On your left, look for a pale stone fountain with a broad octagonal basin, a round base beneath it, and a squat fluted column in the center ringed by four small carved water creatures.
This is the Fountain of Piazza San Vito, set opposite the portal of the Church of San Vito and Santa Lucia, in a square once called Piazza delle Prigioni... which is a slightly less charming name if you’re trying to sell vegetables. Around nineteen thirty, this whole square became a testing ground for urban plans: new paving, a fruit and vegetable market, even proposals for a new Palazzo Littorio. Local shopkeepers pushed hard for a new fountain, and they paid for it as a thank-you to the city for keeping the market here.
On the twenty-eighth of October, nineteen thirty, the opening turned into a full civic performance. Contemporary reports describe flags everywhere, the Turazza band playing patriotic hymns, officials parading through the square, and then the prefect turning the device that set the water flowing. The jets leaped up, the crowd applauded, and Treviso congratulated itself very thoroughly.

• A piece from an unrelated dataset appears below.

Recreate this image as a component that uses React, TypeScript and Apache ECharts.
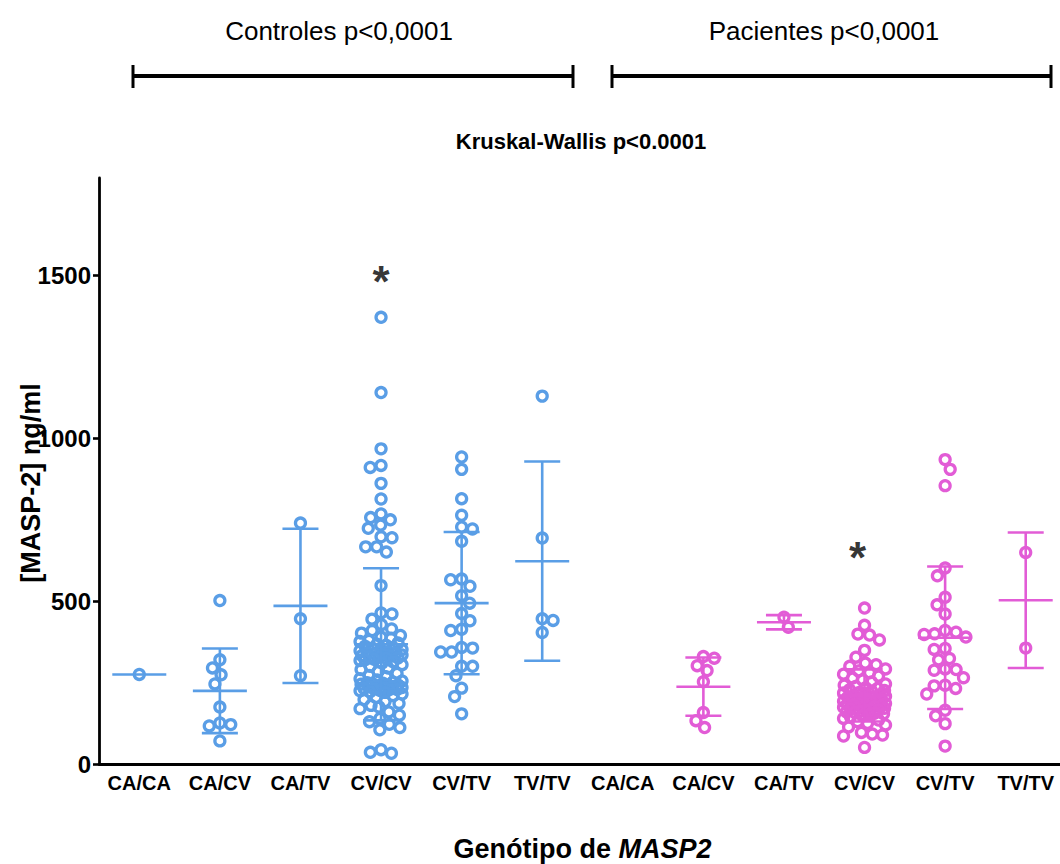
import React, { useEffect, useRef } from 'react';
import * as echarts from 'echarts';

// ---------- data ----------
const categories = ['CA/CA', 'CA/CV', 'CA/TV', 'CV/CV', 'CV/TV', 'TV/TV', 'CA/CA', 'CA/CV', 'CA/TV', 'CV/CV', 'CV/TV', 'TV/TV'];
const yTicks = [0, 500, 1000, 1500];

const ctrlCACA = [275];
const ctrlCACV = [502, 320, 295, 274, 246, 175, 126, 121, 117, 71];
const ctrlCATV = [740, 446, 271];
const ctrlCVCV = [
  1372, 1141, 968, 917, 911, 862, 814, 768, 757, 750, 734, 724, 698, 695, 667, 667, 651, 548, 464, 461, 445,
  428, 415, 410, 402, 395, 390, 386, 380, 376, 372, 368, 365, 362, 358, 356, 352, 350, 348, 345, 342, 340, 338,
  336, 335, 333, 331, 330, 328, 326, 325, 322, 320, 318, 314, 310, 305, 300, 295, 290, 284, 278, 272, 268, 262,
  258, 255, 252, 250, 248, 246, 245, 243, 242, 240, 238, 237, 235, 234, 232, 231, 229, 228, 226, 225, 222, 220,
  215, 210, 204, 198, 192, 186, 180, 175, 170, 160, 150, 140, 130, 122, 112, 105,
  44, 36, 33,
];
const ctrlCVTV = [943, 905, 815, 764, 728, 722, 684, 568, 566, 546, 517, 494, 462, 440, 414, 410, 358, 356, 344, 344, 300, 300, 271, 233, 207, 154];
const ctrlTVTV = [1130, 694, 446, 441, 404];

const patCACA: number[] = [];
const patCACV = [330, 325, 302, 287, 253, 158, 133, 112];
const patCATV = [451, 420];
const patCVCV = [
  479, 426, 399, 396, 381, 349, 328, 310, 305, 300, 292,
  286, 280, 276, 270, 264, 258, 252, 246, 242, 238, 234, 232, 228, 226, 224, 220, 218, 216, 212, 210, 208, 205,
  204, 202, 200, 199, 196, 195, 193, 191, 190, 188, 186, 185, 183, 182, 180, 178, 177, 175, 174, 172, 171, 169,
  168, 166, 165, 162, 160, 159, 156, 154, 152, 148, 144, 140, 135, 130, 125, 120, 114,
  97, 92, 89, 86, 51,
];
const patCVTV = [935, 905, 855, 602, 578, 512, 489, 461, 410, 405, 400, 398, 390, 355, 352, 324, 320, 292, 290, 288, 265, 242, 240, 232, 215, 165, 148, 124, 55];
const patTVTV = [650, 356];

const controlGroups = [ctrlCACA, ctrlCACV, ctrlCATV, ctrlCVCV, ctrlCVTV, ctrlTVTV];
const patientGroups = [patCACA, patCACV, patCATV, patCVCV, patCVTV, patTVTV];
const allGroups = [...controlGroups, ...patientGroups];

const seriesNames = ['Controles', 'Pacientes'];
const groupTitles = ['Controles p<0,0001', 'Pacientes p<0,0001'];
const testTitle = 'Kruskal-Wallis p<0.0001';
const yTitle = '[MASP-2] ng/ml';
// asterisks: [category index, value]
const starMarks: [number, number][] = [[3, 1483], [9, 634]];

// ---------- styles ----------
const BLUE = '#5a9ee6';
const PINK = '#e25cd6';
const FONT = '"Liberation Sans", Arial, sans-serif';
const R = 5;
const LW = 3.3;
const D = 11;
const MAXW = 21;

function mean(a: number[]) {
  return a.reduce((s, v) => s + v, 0) / a.length;
}
function sd(a: number[]) {
  const m = mean(a);
  return Math.sqrt(a.reduce((s, v) => s + (v - m) * (v - m), 0) / (a.length - 1));
}

function swarm(ys: number[], d: number, maxW: number): number[] {
  const order = ys.map((_, i) => i).sort((a, b) => ys[a] - ys[b]);
  const xs = new Array(ys.length).fill(0);
  const placed: number[] = [];
  let flip = 1;
  for (const i of order) {
    const y = ys[i];
    const intervals: [number, number][] = [];
    for (const j of placed) {
      const dy = Math.abs(ys[j] - y);
      if (dy < d) {
        const w = Math.sqrt(d * d - dy * dy);
        intervals.push([xs[j] - w, xs[j] + w]);
      }
    }
    const cands = [0];
    for (const [a, b] of intervals) cands.push(a, b);
    cands.sort((p, q) => Math.abs(p) - Math.abs(q) || (p - q) * flip);
    let best = NaN;
    for (const c of cands) {
      if (Math.abs(c) > maxW) continue;
      if (intervals.every(([a, b]) => c <= a + 1e-6 || c >= b - 1e-6)) {
        best = c;
        break;
      }
    }
    if (isNaN(best)) {
      let bestScore = -Infinity;
      for (let c = -maxW; c <= maxW; c += 1) {
        let m = Infinity;
        for (const j of placed) {
          const dd = Math.hypot(xs[j] - c, ys[j] - y);
          if (dd < m) m = dd;
        }
        const score = m - Math.abs(c) * 0.02;
        if (score > bestScore) {
          bestScore = score;
          best = c;
        }
      }
    }
    flip = -flip;
    xs[i] = best;
    placed.push(i);
  }
  return xs;
}

function makeRenderItem(offset: number, color: string) {
  return (params: any, api: any) => {
    const gi = params.dataIndex + offset;
    const vals = allGroups[gi];
    if (!vals || !vals.length) return null;
    const pts = vals.map((v) => api.coord([gi, v]));
    const cx = pts[0][0];
    const xs = swarm(pts.map((p: number[]) => p[1]), D, MAXW);
    const children: any[] = pts.map((p: number[], k: number) => ({
      type: 'circle',
      shape: { cx: cx + xs[k], cy: p[1], r: R },
      style: { fill: 'none', stroke: color, lineWidth: LW },
    }));
    const m = mean(vals);
    const my = api.coord([gi, m])[1];
    const lineStyle = { stroke: color, lineWidth: 2.6 };
    children.push({ type: 'line', shape: { x1: cx - 27, y1: my, x2: cx + 27, y2: my }, style: lineStyle });
    if (vals.length > 1) {
      const s = sd(vals);
      const ty = api.coord([gi, m + s])[1];
      const by = api.coord([gi, Math.max(m - s, 0)])[1];
      children.push({ type: 'line', shape: { x1: cx, y1: ty, x2: cx, y2: by }, style: lineStyle });
      children.push({ type: 'line', shape: { x1: cx - 18, y1: ty, x2: cx + 18, y2: ty }, style: lineStyle });
      children.push({ type: 'line', shape: { x1: cx - 18, y1: by, x2: cx + 18, y2: by }, style: lineStyle });
    }
    return { type: 'group', children };
  };
}

function bracket(x1: number, x2: number, y: number) {
  return [
    { type: 'line', shape: { x1, y1: y, x2, y2: y }, style: { stroke: '#000', lineWidth: 4 } },
    { type: 'line', shape: { x1, y1: y - 11, x2: x1, y2: y + 12 }, style: { stroke: '#000', lineWidth: 3 } },
    { type: 'line', shape: { x1: x2, y1: y - 11, x2, y2: y + 12 }, style: { stroke: '#000', lineWidth: 3 } },
  ];
}

function centeredText(text: string, x: number, y: number, font: string, rotation = 0) {
  return {
    type: 'text',
    x,
    y,
    rotation,
    style: { text, font, fill: '#000', align: 'center', verticalAlign: 'middle', textAlign: 'center', textVerticalAlign: 'middle' },
  };
}

export default function App() {
  const ref = useRef<HTMLDivElement>(null);
  useEffect(() => {
    if (!ref.current) return;
    const chart = echarts.init(ref.current, undefined, { renderer: 'svg' });
    const option: any = {
      animation: false,
      backgroundColor: '#fff',
      textStyle: { fontFamily: FONT },
      grid: { left: 99, right: -6, top: 178, bottom: 100, containLabel: false, outerBoundsMode: 'none' },
      xAxis: {
        type: 'category',
        data: categories,
        boundaryGap: true,
        axisLine: { lineStyle: { color: '#000', width: 2.8 } },
        axisTick: { alignWithLabel: true, length: 7, lineStyle: { color: '#000', width: 2.6 } },
        axisLabel: { color: '#000', fontWeight: 'bold', fontSize: 20, margin: 9, fontFamily: FONT, interval: 0 },
        splitLine: { show: false },
        name: 'Genótipo de {i|MASP2}',
        nameLocation: 'middle',
        nameGap: 71,
        nameTextStyle: {
          color: '#000', fontWeight: 'bold', fontSize: 27, fontFamily: FONT,
          rich: { i: { fontStyle: 'italic', fontWeight: 'bold', fontSize: 27, fontFamily: FONT, color: '#000' } },
        },
      },
      yAxis: {
        type: 'value',
        min: 0,
        max: 1800,
        axisLine: { show: true, lineStyle: { color: '#000', width: 2.8 } },
        axisTick: { show: true, length: 6, customValues: yTicks, lineStyle: { color: '#000', width: 2.6 } },
        axisLabel: {
          customValues: yTicks,
          formatter: (v: number) => String(v),
          color: '#000', fontWeight: 'bold', fontSize: 24, margin: 8, fontFamily: FONT,
        },
        splitLine: { show: false },
      },
      graphic: [
        centeredText(groupTitles[0], 339, 31, `26px ${FONT}`),
        centeredText(groupTitles[1], 824, 31, `26px ${FONT}`),
        centeredText(testTitle, 581, 141, `bold 22px ${FONT}`),
        centeredText(yTitle, 31, 483, `bold 27px ${FONT}`, Math.PI / 2),
        ...bracket(133, 573, 76),
        ...bracket(612, 1051, 76),
      ],
      series: [
        {
          name: seriesNames[0],
          type: 'custom',
          renderItem: makeRenderItem(0, BLUE),
          data: controlGroups.map((g, i) => [i, g.length ? mean(g) : 0]),
          encode: { x: 0, y: 1 },
          clip: false,
          z: 3,
        },
        {
          name: seriesNames[1],
          type: 'custom',
          renderItem: makeRenderItem(6, PINK),
          data: patientGroups.map((g, i) => [i + 6, g.length ? mean(g) : 0]),
          encode: { x: 0, y: 1 },
          clip: false,
          z: 3,
        },
        {
          name: 'sig',
          type: 'scatter',
          symbolSize: 0,
          data: starMarks.map((p, i) => ({
            value: p,
            label: { offset: i === 1 ? [-7, 0] : [0, 0] },
          })),
          label: { show: true, formatter: '*', color: '#000', fontSize: 44, fontWeight: 'bold', fontFamily: FONT, position: 'inside' },
          z: 4,
        },
      ],
    };
    chart.setOption(option);
    return () => chart.dispose();
  }, []);
  return <div ref={ref} style={{ position: 'absolute', left: 0, top: 0, width: 1060, height: 864 }} />;
}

The design looks back to the Italian seventeenth century, with a wide octagonal basin in Verona marble and Grisignana stone. At the center, two steps lift a base decorated with four hydras, little mythic water beasts, supporting a grooved column shaped like bundled stems, topped by a bowl like a water flower and a pinecone symbolizing the unity of the donors. At the foot, a steady spout served everyday needs, from household water to market business.
Like any sensible public fountain, it is accessible all day, every day.
Take one last look at this small burst of civic pride, then continue on when you’re ready.